Di dalam mobil yang membawa kami ke Hotel, tamu-tamu saya yang terkesan dengan kebaikan ibu dan anaknya tadi serta para pedagang di Pelabuhan Ketapang yang serta merta membantu tanpa pamrih, tidak habis pikir dengan kontrasnya sikap mereka dibandingkan sikap aparat Pelabuhan Ketapang. Ketika mereka bertanya kenapa. Saya hanya bisa bilang itulah Indonesia, "Jadi kalau kalian nanti benar mau melaporkan apa yang kalian alami hari ini ke Thomas Cook, tolong kalian jelaskan pula beda antara keramah tamahan penduduk Indonesia dan 'keramahan' aparatnya", kata saya.

Mengalami hal seperti ini, saya teringat apa yang saya saksikan di televisi pada malam sebelumnya, ketika Metro TV mengundang tiga ketua tim sukses pemenangan calon presiden RI untuk Pemilu mendatang.

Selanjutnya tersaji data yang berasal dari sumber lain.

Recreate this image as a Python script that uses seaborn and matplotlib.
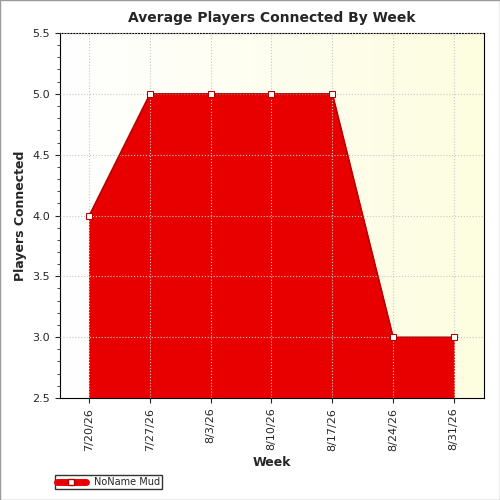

Dalam acara itu, Andi Malaranggeng yang menjadi ketua tim sukses SBY, dengan kumisnya yang terangkat-angkat dengan semangat menggebu terus memuji-muji keberhasilan pemerintahan saat ini, mulai dari ekonomi yang membaik, turunnya tingkat pengangguran termasuk ketegasan aparat dalam penegakan hukum dan aturan.

Mengingat apa yang dikatakan Andi, saya berpandangan bahwa sikap tegas tanpa kompromi yang ditunjukkan oleh Joko, si petugas pelabuhan Ketapang yang memiliki postur seperti almarhum Big Dicky ini adalah salah satu keberhasilan pemerintahan SBY dalam mendidik aparatnya untuk bersikap tegas dalam menegakkan peraturan. Karenanya kepada siapa saja yang membaca tulisan ini dan kebetulan kenal dengan Andi Malaranggeng supaya menyarankan agar 'keramah tamahan' seperti yang ditunjukkan oleh Joko si petugas pelabuhan ketapang ini oleh Andi dapat dipertimbangkan untuk dijadikan bahan kampanye pemenangan SBY.